### Stated exercise:
Without the pictures, set down the records below word for word.

===

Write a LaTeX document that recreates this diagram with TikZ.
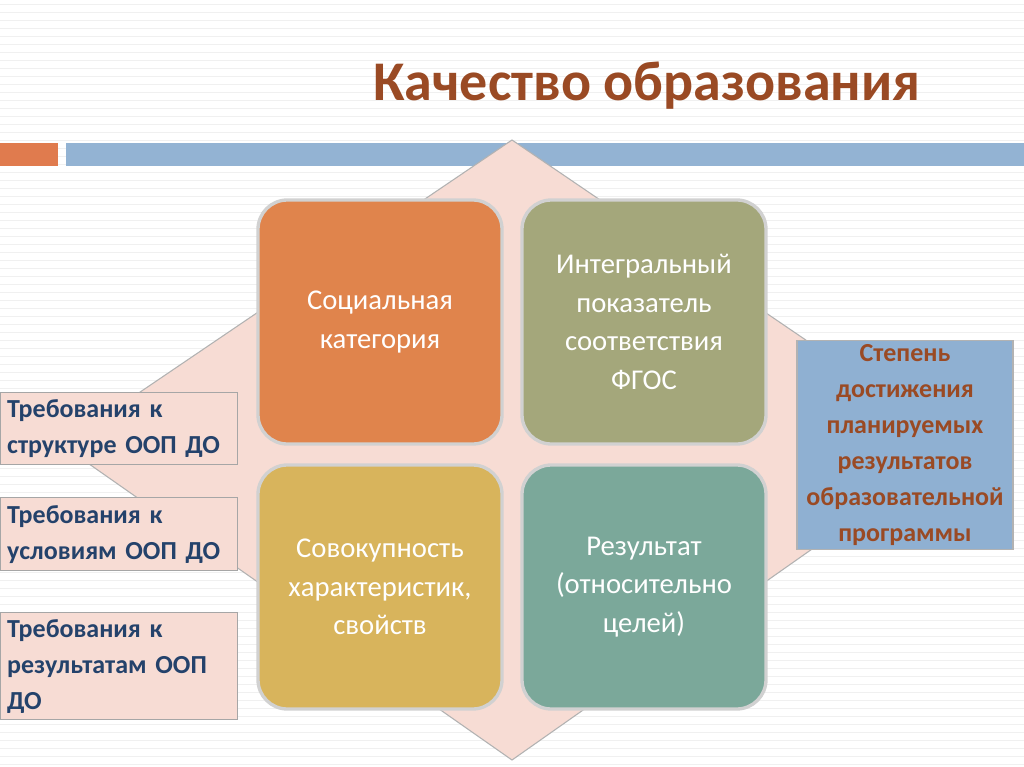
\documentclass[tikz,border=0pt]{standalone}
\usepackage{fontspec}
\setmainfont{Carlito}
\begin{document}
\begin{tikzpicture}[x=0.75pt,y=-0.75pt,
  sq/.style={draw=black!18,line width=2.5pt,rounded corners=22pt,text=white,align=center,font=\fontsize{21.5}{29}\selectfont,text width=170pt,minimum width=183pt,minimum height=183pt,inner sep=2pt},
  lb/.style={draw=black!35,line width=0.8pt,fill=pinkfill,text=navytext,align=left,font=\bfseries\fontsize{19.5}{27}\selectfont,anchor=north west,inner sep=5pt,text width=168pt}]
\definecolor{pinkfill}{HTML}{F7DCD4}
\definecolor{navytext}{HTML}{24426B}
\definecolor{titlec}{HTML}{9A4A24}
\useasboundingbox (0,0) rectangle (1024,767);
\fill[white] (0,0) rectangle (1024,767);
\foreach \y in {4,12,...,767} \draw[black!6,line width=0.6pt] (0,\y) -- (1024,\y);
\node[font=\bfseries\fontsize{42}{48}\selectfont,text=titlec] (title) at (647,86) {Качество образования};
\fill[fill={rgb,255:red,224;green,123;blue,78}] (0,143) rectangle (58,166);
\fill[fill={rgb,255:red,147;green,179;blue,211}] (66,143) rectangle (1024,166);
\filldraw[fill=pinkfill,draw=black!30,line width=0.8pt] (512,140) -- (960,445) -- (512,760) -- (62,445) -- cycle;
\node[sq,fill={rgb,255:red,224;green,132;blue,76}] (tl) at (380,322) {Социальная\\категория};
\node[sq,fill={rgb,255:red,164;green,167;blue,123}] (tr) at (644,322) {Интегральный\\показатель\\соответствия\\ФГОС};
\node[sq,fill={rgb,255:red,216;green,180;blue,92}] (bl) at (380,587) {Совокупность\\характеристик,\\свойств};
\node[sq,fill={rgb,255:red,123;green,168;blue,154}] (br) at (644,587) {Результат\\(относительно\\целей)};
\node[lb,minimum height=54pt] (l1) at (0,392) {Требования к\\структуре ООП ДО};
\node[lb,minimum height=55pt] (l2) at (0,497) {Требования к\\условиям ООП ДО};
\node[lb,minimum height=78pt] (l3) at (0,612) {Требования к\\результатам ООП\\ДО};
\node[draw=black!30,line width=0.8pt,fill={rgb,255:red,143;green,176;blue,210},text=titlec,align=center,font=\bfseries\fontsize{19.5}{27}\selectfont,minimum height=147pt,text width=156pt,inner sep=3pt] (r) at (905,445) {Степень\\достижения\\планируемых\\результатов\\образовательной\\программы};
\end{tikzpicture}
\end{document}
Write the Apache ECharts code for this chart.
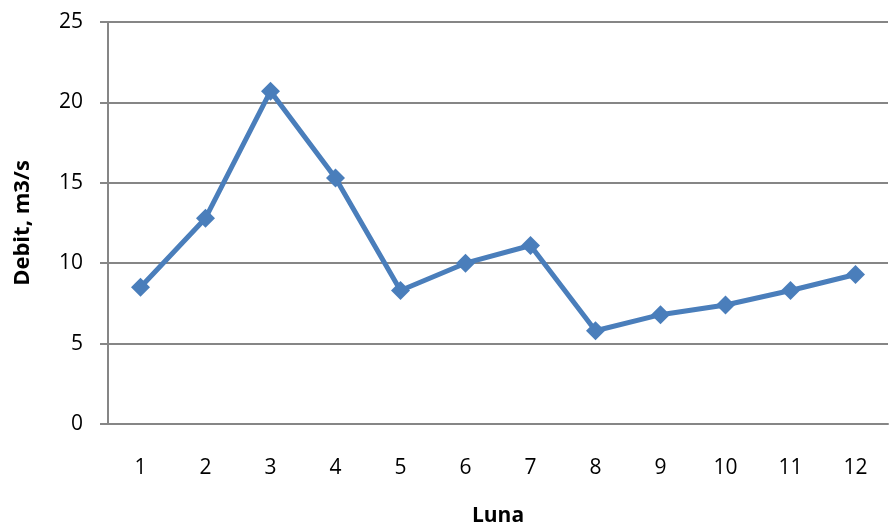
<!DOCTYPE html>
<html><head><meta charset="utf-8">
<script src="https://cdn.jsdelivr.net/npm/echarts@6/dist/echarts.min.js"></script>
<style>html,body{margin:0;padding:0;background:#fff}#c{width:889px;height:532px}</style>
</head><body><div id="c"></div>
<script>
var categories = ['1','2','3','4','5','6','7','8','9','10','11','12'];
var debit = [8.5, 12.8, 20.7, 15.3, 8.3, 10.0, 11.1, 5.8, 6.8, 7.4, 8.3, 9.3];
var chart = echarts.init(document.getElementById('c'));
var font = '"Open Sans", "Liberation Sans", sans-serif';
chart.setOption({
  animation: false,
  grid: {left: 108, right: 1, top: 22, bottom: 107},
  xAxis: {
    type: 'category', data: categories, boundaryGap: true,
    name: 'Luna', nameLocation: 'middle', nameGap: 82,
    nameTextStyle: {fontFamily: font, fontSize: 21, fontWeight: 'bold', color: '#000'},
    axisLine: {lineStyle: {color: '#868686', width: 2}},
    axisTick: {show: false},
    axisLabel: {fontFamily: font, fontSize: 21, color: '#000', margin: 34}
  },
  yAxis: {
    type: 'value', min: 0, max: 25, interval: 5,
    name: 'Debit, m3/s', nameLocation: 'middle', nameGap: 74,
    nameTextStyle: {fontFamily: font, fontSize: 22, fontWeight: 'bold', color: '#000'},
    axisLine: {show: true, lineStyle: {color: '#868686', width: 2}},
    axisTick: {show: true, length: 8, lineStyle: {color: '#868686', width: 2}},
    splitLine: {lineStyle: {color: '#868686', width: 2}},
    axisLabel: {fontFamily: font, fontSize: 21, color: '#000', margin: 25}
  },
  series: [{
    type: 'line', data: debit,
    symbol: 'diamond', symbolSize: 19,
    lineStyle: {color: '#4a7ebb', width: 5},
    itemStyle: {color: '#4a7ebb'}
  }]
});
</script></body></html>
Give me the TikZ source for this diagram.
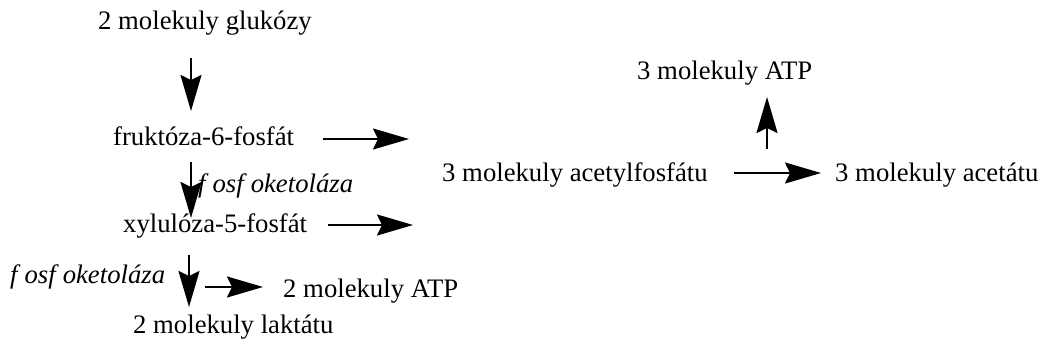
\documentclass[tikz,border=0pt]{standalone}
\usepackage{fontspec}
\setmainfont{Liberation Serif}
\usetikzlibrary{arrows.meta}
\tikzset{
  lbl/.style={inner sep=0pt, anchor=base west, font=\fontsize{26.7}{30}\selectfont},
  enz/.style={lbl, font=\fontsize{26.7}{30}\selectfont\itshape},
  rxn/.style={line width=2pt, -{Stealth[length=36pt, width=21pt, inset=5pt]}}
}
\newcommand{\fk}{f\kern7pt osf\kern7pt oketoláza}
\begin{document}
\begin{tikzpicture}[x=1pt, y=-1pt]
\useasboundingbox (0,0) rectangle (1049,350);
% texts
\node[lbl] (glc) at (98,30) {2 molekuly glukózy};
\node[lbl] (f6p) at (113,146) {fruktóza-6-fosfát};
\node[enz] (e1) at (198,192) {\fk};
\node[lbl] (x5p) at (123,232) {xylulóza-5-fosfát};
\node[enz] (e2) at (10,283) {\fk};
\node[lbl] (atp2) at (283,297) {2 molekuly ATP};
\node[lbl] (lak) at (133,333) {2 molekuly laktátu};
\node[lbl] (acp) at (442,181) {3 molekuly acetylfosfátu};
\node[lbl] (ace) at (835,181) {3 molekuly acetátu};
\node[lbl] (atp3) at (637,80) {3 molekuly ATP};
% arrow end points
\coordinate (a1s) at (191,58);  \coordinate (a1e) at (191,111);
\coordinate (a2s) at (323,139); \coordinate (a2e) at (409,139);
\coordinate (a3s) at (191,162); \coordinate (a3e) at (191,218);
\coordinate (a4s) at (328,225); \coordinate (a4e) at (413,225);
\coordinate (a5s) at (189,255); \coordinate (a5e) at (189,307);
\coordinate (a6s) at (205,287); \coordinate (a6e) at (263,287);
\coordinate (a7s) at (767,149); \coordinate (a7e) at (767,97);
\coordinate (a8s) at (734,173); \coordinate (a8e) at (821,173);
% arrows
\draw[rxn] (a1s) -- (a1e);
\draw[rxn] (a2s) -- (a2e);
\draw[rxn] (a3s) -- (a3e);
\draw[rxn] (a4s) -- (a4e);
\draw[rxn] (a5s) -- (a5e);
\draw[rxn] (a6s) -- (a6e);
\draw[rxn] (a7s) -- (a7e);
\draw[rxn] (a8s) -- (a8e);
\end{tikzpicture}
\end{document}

===

### Task response:
Write a LaTeX document that recreates this diagram with TikZ.
\documentclass[tikz,border=0pt]{standalone}
\usepackage{fontspec}
\setmainfont{Carlito}
\begin{document}
\begin{tikzpicture}[x=0.75pt,y=-0.75pt,
  sq/.style={draw=black!18,line width=2.5pt,rounded corners=22pt,text=white,align=center,font=\fontsize{21.5}{29}\selectfont,text width=170pt,minimum width=183pt,minimum height=183pt,inner sep=2pt},
  lb/.style={draw=black!35,line width=0.8pt,fill=pinkfill,text=navytext,align=left,font=\bfseries\fontsize{19.5}{27}\selectfont,anchor=north west,inner sep=5pt,text width=168pt}]
\definecolor{pinkfill}{HTML}{F7DCD4}
\definecolor{navytext}{HTML}{24426B}
\definecolor{titlec}{HTML}{9A4A24}
\useasboundingbox (0,0) rectangle (1024,767);
\fill[white] (0,0) rectangle (1024,767);
\foreach \y in {4,12,...,767} \draw[black!6,line width=0.6pt] (0,\y) -- (1024,\y);
\node[font=\bfseries\fontsize{42}{48}\selectfont,text=titlec] (title) at (647,86) {Качество образования};
\fill[fill={rgb,255:red,224;green,123;blue,78}] (0,143) rectangle (58,166);
\fill[fill={rgb,255:red,147;green,179;blue,211}] (66,143) rectangle (1024,166);
\filldraw[fill=pinkfill,draw=black!30,line width=0.8pt] (512,140) -- (960,445) -- (512,760) -- (62,445) -- cycle;
\node[sq,fill={rgb,255:red,224;green,132;blue,76}] (tl) at (380,322) {Социальная\\категория};
\node[sq,fill={rgb,255:red,164;green,167;blue,123}] (tr) at (644,322) {Интегральный\\показатель\\соответствия\\ФГОС};
\node[sq,fill={rgb,255:red,216;green,180;blue,92}] (bl) at (380,587) {Совокупность\\характеристик,\\свойств};
\node[sq,fill={rgb,255:red,123;green,168;blue,154}] (br) at (644,587) {Результат\\(относительно\\целей)};
\node[lb,minimum height=54pt] (l1) at (0,392) {Требования к\\структуре ООП ДО};
\node[lb,minimum height=55pt] (l2) at (0,497) {Требования к\\условиям ООП ДО};
\node[lb,minimum height=78pt] (l3) at (0,612) {Требования к\\результатам ООП\\ДО};
\node[draw=black!30,line width=0.8pt,fill={rgb,255:red,143;green,176;blue,210},text=titlec,align=center,font=\bfseries\fontsize{19.5}{27}\selectfont,minimum height=147pt,text width=156pt,inner sep=3pt] (r) at (905,445) {Степень\\достижения\\планируемых\\результатов\\образовательной\\программы};
\end{tikzpicture}
\end{document}
Write the Apache ECharts code for this chart.
<!DOCTYPE html>
<html><head><meta charset="utf-8">
<script src="https://cdn.jsdelivr.net/npm/echarts@6/dist/echarts.min.js"></script>
<style>html,body{margin:0;padding:0;background:#fff}#c{width:889px;height:532px}</style>
</head><body><div id="c"></div>
<script>
var categories = ['1','2','3','4','5','6','7','8','9','10','11','12'];
var debit = [8.5, 12.8, 20.7, 15.3, 8.3, 10.0, 11.1, 5.8, 6.8, 7.4, 8.3, 9.3];
var chart = echarts.init(document.getElementById('c'));
var font = '"Open Sans", "Liberation Sans", sans-serif';
chart.setOption({
  animation: false,
  grid: {left: 108, right: 1, top: 22, bottom: 107},
  xAxis: {
    type: 'category', data: categories, boundaryGap: true,
    name: 'Luna', nameLocation: 'middle', nameGap: 82,
    nameTextStyle: {fontFamily: font, fontSize: 21, fontWeight: 'bold', color: '#000'},
    axisLine: {lineStyle: {color: '#868686', width: 2}},
    axisTick: {show: false},
    axisLabel: {fontFamily: font, fontSize: 21, color: '#000', margin: 34}
  },
  yAxis: {
    type: 'value', min: 0, max: 25, interval: 5,
    name: 'Debit, m3/s', nameLocation: 'middle', nameGap: 74,
    nameTextStyle: {fontFamily: font, fontSize: 22, fontWeight: 'bold', color: '#000'},
    axisLine: {show: true, lineStyle: {color: '#868686', width: 2}},
    axisTick: {show: true, length: 8, lineStyle: {color: '#868686', width: 2}},
    splitLine: {lineStyle: {color: '#868686', width: 2}},
    axisLabel: {fontFamily: font, fontSize: 21, color: '#000', margin: 25}
  },
  series: [{
    type: 'line', data: debit,
    symbol: 'diamond', symbolSize: 19,
    lineStyle: {color: '#4a7ebb', width: 5},
    itemStyle: {color: '#4a7ebb'}
  }]
});
</script></body></html>
Give me the TikZ source for this diagram.
\documentclass[tikz,border=0pt]{standalone}
\usepackage{fontspec}
\setmainfont{Liberation Serif}
\usetikzlibrary{arrows.meta}
\tikzset{
  lbl/.style={inner sep=0pt, anchor=base west, font=\fontsize{26.7}{30}\selectfont},
  enz/.style={lbl, font=\fontsize{26.7}{30}\selectfont\itshape},
  rxn/.style={line width=2pt, -{Stealth[length=36pt, width=21pt, inset=5pt]}}
}
\newcommand{\fk}{f\kern7pt osf\kern7pt oketoláza}
\begin{document}
\begin{tikzpicture}[x=1pt, y=-1pt]
\useasboundingbox (0,0) rectangle (1049,350);
% texts
\node[lbl] (glc) at (98,30) {2 molekuly glukózy};
\node[lbl] (f6p) at (113,146) {fruktóza-6-fosfát};
\node[enz] (e1) at (198,192) {\fk};
\node[lbl] (x5p) at (123,232) {xylulóza-5-fosfát};
\node[enz] (e2) at (10,283) {\fk};
\node[lbl] (atp2) at (283,297) {2 molekuly ATP};
\node[lbl] (lak) at (133,333) {2 molekuly laktátu};
\node[lbl] (acp) at (442,181) {3 molekuly acetylfosfátu};
\node[lbl] (ace) at (835,181) {3 molekuly acetátu};
\node[lbl] (atp3) at (637,80) {3 molekuly ATP};
% arrow end points
\coordinate (a1s) at (191,58);  \coordinate (a1e) at (191,111);
\coordinate (a2s) at (323,139); \coordinate (a2e) at (409,139);
\coordinate (a3s) at (191,162); \coordinate (a3e) at (191,218);
\coordinate (a4s) at (328,225); \coordinate (a4e) at (413,225);
\coordinate (a5s) at (189,255); \coordinate (a5e) at (189,307);
\coordinate (a6s) at (205,287); \coordinate (a6e) at (263,287);
\coordinate (a7s) at (767,149); \coordinate (a7e) at (767,97);
\coordinate (a8s) at (734,173); \coordinate (a8e) at (821,173);
% arrows
\draw[rxn] (a1s) -- (a1e);
\draw[rxn] (a2s) -- (a2e);
\draw[rxn] (a3s) -- (a3e);
\draw[rxn] (a4s) -- (a4e);
\draw[rxn] (a5s) -- (a5e);
\draw[rxn] (a6s) -- (a6e);
\draw[rxn] (a7s) -- (a7e);
\draw[rxn] (a8s) -- (a8e);
\end{tikzpicture}
\end{document}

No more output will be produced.